### DATASET EXCERPT
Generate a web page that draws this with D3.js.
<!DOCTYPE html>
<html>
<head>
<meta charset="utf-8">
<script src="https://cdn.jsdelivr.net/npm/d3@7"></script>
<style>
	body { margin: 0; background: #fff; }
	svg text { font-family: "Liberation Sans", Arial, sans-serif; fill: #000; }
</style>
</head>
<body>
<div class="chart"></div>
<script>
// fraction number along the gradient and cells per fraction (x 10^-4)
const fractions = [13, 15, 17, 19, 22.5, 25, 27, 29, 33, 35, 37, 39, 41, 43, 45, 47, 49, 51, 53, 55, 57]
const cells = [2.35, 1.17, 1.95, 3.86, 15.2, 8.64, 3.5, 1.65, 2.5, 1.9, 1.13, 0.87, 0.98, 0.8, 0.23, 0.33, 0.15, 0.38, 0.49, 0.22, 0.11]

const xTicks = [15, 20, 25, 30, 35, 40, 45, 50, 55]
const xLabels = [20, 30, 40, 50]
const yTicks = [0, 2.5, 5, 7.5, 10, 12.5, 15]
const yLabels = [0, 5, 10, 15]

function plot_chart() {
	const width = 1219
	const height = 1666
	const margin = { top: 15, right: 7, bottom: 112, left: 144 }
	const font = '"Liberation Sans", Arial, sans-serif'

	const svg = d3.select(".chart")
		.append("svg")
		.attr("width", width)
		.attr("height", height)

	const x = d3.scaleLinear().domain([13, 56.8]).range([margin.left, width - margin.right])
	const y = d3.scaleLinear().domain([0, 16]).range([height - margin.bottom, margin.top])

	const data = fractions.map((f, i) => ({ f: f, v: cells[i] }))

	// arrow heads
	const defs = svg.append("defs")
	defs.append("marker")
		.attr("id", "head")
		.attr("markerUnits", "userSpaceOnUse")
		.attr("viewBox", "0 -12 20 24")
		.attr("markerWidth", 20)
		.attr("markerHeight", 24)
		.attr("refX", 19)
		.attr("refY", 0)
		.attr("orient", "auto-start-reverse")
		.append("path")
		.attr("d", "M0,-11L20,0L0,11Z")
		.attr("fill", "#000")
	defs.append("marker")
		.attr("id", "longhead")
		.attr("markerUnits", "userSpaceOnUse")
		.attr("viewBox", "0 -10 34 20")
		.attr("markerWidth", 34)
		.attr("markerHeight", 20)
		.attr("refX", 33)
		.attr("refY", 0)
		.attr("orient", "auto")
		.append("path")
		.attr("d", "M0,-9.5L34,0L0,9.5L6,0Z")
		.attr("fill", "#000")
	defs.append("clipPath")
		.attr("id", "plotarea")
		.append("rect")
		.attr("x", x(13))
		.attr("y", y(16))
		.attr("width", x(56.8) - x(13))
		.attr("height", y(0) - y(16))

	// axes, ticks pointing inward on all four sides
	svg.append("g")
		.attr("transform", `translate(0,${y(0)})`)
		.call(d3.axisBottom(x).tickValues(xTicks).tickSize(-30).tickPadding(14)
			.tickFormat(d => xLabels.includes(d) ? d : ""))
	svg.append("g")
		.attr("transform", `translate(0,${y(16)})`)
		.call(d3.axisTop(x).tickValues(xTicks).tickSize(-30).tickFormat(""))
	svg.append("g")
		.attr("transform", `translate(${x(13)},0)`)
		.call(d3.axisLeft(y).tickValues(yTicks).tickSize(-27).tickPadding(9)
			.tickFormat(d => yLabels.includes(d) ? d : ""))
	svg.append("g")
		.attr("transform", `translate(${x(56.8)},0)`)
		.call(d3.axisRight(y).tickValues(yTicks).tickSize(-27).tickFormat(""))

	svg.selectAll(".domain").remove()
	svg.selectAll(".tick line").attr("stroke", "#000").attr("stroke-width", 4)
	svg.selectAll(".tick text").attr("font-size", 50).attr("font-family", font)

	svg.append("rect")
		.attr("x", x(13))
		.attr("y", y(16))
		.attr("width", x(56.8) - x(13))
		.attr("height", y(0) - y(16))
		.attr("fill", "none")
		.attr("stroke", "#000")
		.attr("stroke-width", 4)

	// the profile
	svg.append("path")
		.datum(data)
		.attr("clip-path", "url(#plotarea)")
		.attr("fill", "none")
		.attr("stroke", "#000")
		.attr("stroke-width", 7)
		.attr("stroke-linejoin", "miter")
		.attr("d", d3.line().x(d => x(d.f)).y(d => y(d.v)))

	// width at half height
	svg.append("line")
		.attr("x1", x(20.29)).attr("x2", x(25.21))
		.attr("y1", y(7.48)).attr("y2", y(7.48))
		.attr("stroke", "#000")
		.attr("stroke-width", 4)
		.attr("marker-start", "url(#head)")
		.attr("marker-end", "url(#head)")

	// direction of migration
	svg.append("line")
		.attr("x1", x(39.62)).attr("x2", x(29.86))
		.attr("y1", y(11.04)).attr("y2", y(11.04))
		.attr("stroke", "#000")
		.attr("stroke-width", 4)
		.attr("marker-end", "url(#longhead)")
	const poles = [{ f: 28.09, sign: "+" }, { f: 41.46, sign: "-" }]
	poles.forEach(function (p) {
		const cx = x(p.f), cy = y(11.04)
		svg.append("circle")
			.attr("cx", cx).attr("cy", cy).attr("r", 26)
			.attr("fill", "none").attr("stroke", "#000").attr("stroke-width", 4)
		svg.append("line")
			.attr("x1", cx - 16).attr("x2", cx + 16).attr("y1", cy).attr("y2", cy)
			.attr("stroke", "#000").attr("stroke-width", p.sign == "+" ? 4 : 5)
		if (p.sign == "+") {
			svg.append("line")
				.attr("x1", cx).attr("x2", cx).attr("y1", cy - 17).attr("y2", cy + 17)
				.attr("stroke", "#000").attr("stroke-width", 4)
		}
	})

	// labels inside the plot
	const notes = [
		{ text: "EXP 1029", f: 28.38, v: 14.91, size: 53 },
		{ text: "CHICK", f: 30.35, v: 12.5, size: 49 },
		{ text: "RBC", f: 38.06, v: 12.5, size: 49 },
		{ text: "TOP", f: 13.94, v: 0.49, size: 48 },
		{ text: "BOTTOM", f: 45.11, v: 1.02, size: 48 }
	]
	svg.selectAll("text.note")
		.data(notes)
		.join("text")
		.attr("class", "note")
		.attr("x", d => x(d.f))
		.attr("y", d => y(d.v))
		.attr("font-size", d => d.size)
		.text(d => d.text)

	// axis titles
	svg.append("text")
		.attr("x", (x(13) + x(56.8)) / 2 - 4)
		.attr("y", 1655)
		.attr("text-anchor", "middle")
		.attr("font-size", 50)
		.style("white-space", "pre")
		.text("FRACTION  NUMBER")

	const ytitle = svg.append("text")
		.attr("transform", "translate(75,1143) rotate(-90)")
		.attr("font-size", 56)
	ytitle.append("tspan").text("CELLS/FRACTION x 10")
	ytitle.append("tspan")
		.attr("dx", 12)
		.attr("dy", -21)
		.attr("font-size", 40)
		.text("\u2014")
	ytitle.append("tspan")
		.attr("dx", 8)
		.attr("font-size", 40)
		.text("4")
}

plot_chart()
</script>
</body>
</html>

### GIVEN TASK
Starting at the top of the data above, repeat every line exactly until the line containing "0.49, 0.22, 0.11]" has been given, then stop.

### SOLUTION TO THE PROBLEM
Generate a web page that draws this with D3.js.
<!DOCTYPE html>
<html>
<head>
<meta charset="utf-8">
<script src="https://cdn.jsdelivr.net/npm/d3@7"></script>
<style>
	body { margin: 0; background: #fff; }
	svg text { font-family: "Liberation Sans", Arial, sans-serif; fill: #000; }
</style>
</head>
<body>
<div class="chart"></div>
<script>
// fraction number along the gradient and cells per fraction (x 10^-4)
const fractions = [13, 15, 17, 19, 22.5, 25, 27, 29, 33, 35, 37, 39, 41, 43, 45, 47, 49, 51, 53, 55, 57]
const cells = [2.35, 1.17, 1.95, 3.86, 15.2, 8.64, 3.5, 1.65, 2.5, 1.9, 1.13, 0.87, 0.98, 0.8, 0.23, 0.33, 0.15, 0.38, 0.49, 0.22, 0.11]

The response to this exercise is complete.